%%

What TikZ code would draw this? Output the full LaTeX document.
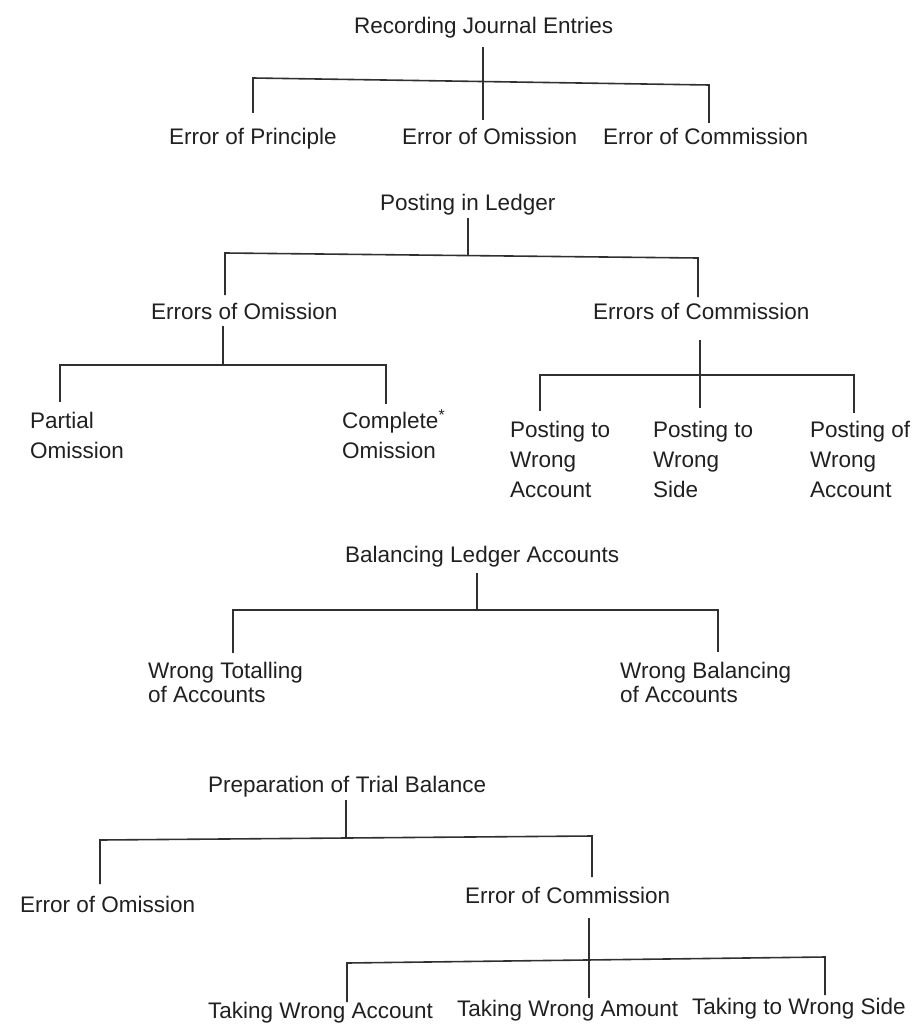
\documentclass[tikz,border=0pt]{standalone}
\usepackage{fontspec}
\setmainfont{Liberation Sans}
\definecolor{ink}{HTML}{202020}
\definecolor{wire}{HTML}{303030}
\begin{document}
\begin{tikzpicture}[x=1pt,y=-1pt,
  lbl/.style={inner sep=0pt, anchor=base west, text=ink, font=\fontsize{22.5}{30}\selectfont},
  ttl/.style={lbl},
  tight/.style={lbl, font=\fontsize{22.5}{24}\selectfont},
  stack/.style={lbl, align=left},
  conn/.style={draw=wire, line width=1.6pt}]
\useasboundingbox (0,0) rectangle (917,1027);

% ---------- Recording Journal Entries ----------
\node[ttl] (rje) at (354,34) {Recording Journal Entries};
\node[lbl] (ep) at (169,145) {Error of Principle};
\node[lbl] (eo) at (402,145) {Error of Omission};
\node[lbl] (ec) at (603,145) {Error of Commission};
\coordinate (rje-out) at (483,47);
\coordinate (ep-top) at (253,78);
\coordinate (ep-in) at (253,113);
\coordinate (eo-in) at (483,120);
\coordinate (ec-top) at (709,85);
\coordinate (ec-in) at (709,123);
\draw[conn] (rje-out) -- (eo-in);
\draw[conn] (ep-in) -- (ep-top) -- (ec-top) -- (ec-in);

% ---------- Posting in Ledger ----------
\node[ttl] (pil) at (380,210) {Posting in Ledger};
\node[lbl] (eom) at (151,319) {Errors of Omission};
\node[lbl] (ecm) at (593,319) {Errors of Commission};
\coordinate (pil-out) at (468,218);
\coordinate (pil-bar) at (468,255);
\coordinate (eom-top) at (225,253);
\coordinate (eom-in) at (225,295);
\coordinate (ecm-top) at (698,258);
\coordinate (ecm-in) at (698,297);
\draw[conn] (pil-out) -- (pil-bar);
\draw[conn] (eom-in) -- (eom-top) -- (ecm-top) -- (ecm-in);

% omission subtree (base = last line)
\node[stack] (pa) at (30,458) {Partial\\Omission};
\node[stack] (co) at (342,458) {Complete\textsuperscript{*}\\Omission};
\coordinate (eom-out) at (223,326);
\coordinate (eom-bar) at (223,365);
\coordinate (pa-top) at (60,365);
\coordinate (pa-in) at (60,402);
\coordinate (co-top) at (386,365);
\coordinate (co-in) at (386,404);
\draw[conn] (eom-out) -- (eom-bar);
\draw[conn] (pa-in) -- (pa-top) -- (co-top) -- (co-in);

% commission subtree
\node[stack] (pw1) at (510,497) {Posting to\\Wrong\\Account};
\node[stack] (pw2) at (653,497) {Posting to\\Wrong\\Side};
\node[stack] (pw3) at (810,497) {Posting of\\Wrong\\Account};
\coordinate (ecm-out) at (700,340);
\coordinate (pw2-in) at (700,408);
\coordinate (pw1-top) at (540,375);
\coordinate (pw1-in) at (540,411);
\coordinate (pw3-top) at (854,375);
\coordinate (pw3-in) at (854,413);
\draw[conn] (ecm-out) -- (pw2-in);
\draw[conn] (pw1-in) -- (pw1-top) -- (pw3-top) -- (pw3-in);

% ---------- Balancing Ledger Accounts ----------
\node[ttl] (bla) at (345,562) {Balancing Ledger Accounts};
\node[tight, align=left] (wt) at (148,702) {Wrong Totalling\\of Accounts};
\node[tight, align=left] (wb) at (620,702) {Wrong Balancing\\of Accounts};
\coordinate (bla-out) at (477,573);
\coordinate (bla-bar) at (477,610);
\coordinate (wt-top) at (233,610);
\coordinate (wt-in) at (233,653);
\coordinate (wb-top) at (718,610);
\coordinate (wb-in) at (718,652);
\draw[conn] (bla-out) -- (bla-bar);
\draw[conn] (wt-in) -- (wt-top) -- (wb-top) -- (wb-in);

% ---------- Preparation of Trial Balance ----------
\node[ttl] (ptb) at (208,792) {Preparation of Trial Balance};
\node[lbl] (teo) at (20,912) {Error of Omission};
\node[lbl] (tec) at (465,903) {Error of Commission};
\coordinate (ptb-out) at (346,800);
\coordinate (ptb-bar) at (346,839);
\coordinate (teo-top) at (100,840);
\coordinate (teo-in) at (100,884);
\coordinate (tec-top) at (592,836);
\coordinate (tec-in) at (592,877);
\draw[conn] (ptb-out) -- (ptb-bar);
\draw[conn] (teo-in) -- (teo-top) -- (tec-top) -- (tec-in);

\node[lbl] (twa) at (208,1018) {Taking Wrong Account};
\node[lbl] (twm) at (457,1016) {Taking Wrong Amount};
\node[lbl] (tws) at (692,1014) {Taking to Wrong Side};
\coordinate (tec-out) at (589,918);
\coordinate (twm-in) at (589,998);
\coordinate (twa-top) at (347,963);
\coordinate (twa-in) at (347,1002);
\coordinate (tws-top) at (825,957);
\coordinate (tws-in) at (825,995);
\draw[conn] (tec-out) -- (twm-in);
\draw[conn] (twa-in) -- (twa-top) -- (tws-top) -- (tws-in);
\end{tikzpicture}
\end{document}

%%

_REQUIRED TASK_
The data above should be repeated exactly, minus any pictures.

_ANSWER TO THE PROBLEM_
What TikZ code would draw this? Output the full LaTeX document.
\documentclass[tikz,border=0pt]{standalone}
\usepackage{fontspec}
\setmainfont{Liberation Sans}
\definecolor{ink}{HTML}{202020}
\definecolor{wire}{HTML}{303030}
\begin{document}
\begin{tikzpicture}[x=1pt,y=-1pt,
  lbl/.style={inner sep=0pt, anchor=base west, text=ink, font=\fontsize{22.5}{30}\selectfont},
  ttl/.style={lbl},
  tight/.style={lbl, font=\fontsize{22.5}{24}\selectfont},
  stack/.style={lbl, align=left},
  conn/.style={draw=wire, line width=1.6pt}]
\useasboundingbox (0,0) rectangle (917,1027);

% ---------- Recording Journal Entries ----------
\node[ttl] (rje) at (354,34) {Recording Journal Entries};
\node[lbl] (ep) at (169,145) {Error of Principle};
\node[lbl] (eo) at (402,145) {Error of Omission};
\node[lbl] (ec) at (603,145) {Error of Commission};
\coordinate (rje-out) at (483,47);
\coordinate (ep-top) at (253,78);
\coordinate (ep-in) at (253,113);
\coordinate (eo-in) at (483,120);
\coordinate (ec-top) at (709,85);
\coordinate (ec-in) at (709,123);
\draw[conn] (rje-out) -- (eo-in);
\draw[conn] (ep-in) -- (ep-top) -- (ec-top) -- (ec-in);

% ---------- Posting in Ledger ----------
\node[ttl] (pil) at (380,210) {Posting in Ledger};
\node[lbl] (eom) at (151,319) {Errors of Omission};
\node[lbl] (ecm) at (593,319) {Errors of Commission};
\coordinate (pil-out) at (468,218);
\coordinate (pil-bar) at (468,255);
\coordinate (eom-top) at (225,253);
\coordinate (eom-in) at (225,295);
\coordinate (ecm-top) at (698,258);
\coordinate (ecm-in) at (698,297);
\draw[conn] (pil-out) -- (pil-bar);
\draw[conn] (eom-in) -- (eom-top) -- (ecm-top) -- (ecm-in);

% omission subtree (base = last line)
\node[stack] (pa) at (30,458) {Partial\\Omission};
\node[stack] (co) at (342,458) {Complete\textsuperscript{*}\\Omission};
\coordinate (eom-out) at (223,326);
\coordinate (eom-bar) at (223,365);
\coordinate (pa-top) at (60,365);
\coordinate (pa-in) at (60,402);
\coordinate (co-top) at (386,365);
\coordinate (co-in) at (386,404);
\draw[conn] (eom-out) -- (eom-bar);
\draw[conn] (pa-in) -- (pa-top) -- (co-top) -- (co-in);

% commission subtree
\node[stack] (pw1) at (510,497) {Posting to\\Wrong\\Account};
\node[stack] (pw2) at (653,497) {Posting to\\Wrong\\Side};
\node[stack] (pw3) at (810,497) {Posting of\\Wrong\\Account};
\coordinate (ecm-out) at (700,340);
\coordinate (pw2-in) at (700,408);
\coordinate (pw1-top) at (540,375);
\coordinate (pw1-in) at (540,411);
\coordinate (pw3-top) at (854,375);
\coordinate (pw3-in) at (854,413);
\draw[conn] (ecm-out) -- (pw2-in);
\draw[conn] (pw1-in) -- (pw1-top) -- (pw3-top) -- (pw3-in);

% ---------- Balancing Ledger Accounts ----------
\node[ttl] (bla) at (345,562) {Balancing Ledger Accounts};
\node[tight, align=left] (wt) at (148,702) {Wrong Totalling\\of Accounts};
\node[tight, align=left] (wb) at (620,702) {Wrong Balancing\\of Accounts};
\coordinate (bla-out) at (477,573);
\coordinate (bla-bar) at (477,610);
\coordinate (wt-top) at (233,610);
\coordinate (wt-in) at (233,653);
\coordinate (wb-top) at (718,610);
\coordinate (wb-in) at (718,652);
\draw[conn] (bla-out) -- (bla-bar);
\draw[conn] (wt-in) -- (wt-top) -- (wb-top) -- (wb-in);

% ---------- Preparation of Trial Balance ----------
\node[ttl] (ptb) at (208,792) {Preparation of Trial Balance};
\node[lbl] (teo) at (20,912) {Error of Omission};
\node[lbl] (tec) at (465,903) {Error of Commission};
\coordinate (ptb-out) at (346,800);
\coordinate (ptb-bar) at (346,839);
\coordinate (teo-top) at (100,840);
\coordinate (teo-in) at (100,884);
\coordinate (tec-top) at (592,836);
\coordinate (tec-in) at (592,877);
\draw[conn] (ptb-out) -- (ptb-bar);
\draw[conn] (teo-in) -- (teo-top) -- (tec-top) -- (tec-in);

\node[lbl] (twa) at (208,1018) {Taking Wrong Account};
\node[lbl] (twm) at (457,1016) {Taking Wrong Amount};
\node[lbl] (tws) at (692,1014) {Taking to Wrong Side};
\coordinate (tec-out) at (589,918);
\coordinate (twm-in) at (589,998);
\coordinate (twa-top) at (347,963);
\coordinate (twa-in) at (347,1002);
\coordinate (tws-top) at (825,957);
\coordinate (tws-in) at (825,995);
\draw[conn] (tec-out) -- (twm-in);
\draw[conn] (twa-in) -- (twa-top) -- (tws-top) -- (tws-in);
\end{tikzpicture}
\end{document}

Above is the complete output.